--- To be done ---
Everything from the first line down to the line containing "plt.rcParams['font.family'] = ['Liberation" is to be retyped exactly, both ends included, with pictures left out.

--- Supplied data ---

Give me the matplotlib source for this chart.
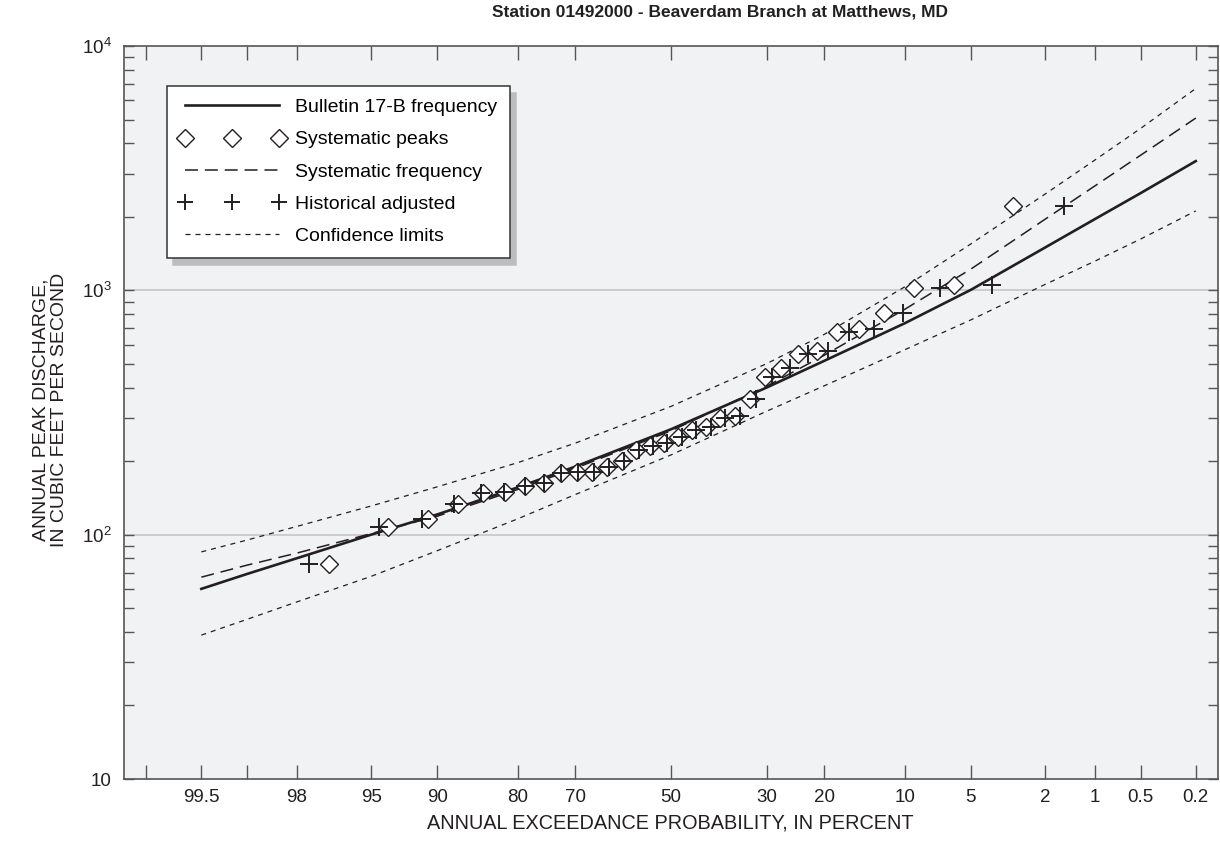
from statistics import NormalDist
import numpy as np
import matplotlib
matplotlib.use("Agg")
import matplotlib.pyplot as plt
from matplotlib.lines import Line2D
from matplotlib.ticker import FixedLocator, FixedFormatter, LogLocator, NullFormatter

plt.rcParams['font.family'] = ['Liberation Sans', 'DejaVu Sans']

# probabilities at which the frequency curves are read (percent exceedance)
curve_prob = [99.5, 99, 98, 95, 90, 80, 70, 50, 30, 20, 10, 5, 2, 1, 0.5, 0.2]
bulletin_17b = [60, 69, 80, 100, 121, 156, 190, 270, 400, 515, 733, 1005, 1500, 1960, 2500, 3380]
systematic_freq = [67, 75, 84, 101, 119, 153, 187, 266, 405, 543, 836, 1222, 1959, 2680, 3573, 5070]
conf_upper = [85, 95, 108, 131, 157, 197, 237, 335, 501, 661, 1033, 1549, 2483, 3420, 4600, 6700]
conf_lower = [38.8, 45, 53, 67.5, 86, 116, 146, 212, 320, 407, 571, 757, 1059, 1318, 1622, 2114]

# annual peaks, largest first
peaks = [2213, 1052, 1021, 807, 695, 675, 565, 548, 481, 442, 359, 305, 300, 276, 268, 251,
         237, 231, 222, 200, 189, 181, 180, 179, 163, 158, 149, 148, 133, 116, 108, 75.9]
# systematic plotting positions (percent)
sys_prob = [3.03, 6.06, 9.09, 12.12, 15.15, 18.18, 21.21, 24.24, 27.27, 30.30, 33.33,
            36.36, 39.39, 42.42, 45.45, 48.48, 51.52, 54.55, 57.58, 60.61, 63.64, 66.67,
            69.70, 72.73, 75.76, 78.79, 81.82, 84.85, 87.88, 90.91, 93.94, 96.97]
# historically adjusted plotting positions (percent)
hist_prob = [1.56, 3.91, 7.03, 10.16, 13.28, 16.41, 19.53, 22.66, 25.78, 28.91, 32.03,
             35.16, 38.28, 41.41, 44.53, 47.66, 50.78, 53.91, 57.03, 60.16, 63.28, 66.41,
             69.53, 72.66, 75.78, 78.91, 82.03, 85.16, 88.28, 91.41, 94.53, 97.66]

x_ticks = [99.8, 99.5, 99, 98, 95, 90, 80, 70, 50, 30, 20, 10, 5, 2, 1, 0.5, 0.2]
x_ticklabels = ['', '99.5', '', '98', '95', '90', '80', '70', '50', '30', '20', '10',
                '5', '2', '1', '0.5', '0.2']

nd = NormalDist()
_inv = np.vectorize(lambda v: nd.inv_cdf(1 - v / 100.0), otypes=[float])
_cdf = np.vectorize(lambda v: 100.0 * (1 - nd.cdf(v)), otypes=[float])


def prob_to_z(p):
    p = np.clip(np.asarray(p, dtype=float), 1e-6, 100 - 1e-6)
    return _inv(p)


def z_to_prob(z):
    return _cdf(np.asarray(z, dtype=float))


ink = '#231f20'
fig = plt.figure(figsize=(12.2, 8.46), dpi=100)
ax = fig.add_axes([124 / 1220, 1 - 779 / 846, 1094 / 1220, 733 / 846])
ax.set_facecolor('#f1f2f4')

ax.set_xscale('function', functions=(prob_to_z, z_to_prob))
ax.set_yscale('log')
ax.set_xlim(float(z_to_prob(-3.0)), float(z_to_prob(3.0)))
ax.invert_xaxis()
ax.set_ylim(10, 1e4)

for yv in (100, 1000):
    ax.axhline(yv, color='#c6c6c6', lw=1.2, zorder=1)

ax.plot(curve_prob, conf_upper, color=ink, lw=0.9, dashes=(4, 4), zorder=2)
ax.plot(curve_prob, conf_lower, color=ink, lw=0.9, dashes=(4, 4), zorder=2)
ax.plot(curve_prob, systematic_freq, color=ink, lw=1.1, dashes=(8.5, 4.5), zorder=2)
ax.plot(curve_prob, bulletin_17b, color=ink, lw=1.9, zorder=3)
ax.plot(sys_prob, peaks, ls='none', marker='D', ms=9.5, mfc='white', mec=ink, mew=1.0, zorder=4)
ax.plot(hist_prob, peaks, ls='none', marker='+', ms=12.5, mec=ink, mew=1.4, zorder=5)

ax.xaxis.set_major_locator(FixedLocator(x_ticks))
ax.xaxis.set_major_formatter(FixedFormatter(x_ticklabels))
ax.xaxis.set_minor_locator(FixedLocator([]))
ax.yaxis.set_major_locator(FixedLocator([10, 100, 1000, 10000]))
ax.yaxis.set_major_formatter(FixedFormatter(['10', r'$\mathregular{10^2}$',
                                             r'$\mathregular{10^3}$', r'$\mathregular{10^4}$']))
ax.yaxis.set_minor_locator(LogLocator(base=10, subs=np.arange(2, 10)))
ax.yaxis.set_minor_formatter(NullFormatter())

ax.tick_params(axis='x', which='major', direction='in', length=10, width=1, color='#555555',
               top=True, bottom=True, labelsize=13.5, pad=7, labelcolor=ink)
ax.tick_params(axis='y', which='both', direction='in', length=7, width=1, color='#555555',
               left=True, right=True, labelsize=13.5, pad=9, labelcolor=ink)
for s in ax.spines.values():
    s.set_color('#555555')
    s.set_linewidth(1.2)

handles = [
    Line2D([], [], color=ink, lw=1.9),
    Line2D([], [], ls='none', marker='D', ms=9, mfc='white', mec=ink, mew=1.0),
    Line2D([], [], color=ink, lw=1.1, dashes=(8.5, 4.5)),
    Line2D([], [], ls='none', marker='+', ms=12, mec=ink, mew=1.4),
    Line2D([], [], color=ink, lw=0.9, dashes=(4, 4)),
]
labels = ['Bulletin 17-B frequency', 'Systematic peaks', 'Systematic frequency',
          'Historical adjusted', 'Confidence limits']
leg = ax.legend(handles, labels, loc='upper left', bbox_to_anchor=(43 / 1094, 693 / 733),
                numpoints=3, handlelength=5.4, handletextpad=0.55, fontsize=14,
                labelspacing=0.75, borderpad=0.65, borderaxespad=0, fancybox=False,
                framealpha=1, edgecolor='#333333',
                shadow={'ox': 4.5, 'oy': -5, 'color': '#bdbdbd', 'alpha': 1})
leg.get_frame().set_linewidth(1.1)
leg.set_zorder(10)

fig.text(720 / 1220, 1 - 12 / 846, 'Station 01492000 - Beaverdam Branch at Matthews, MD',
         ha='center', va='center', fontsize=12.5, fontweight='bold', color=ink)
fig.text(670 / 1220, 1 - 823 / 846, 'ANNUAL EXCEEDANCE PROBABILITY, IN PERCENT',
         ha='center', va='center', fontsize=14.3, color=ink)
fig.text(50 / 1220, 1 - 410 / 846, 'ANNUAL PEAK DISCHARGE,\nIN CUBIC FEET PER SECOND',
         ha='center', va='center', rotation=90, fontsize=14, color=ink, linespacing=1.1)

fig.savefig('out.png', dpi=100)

--- Output for this task ---
Give me the matplotlib source for this chart.
from statistics import NormalDist
import numpy as np
import matplotlib
matplotlib.use("Agg")
import matplotlib.pyplot as plt
from matplotlib.lines import Line2D
from matplotlib.ticker import FixedLocator, FixedFormatter, LogLocator, NullFormatter

plt.rcParams['font.family'] = ['Liberation Sans', 'DejaVu Sans']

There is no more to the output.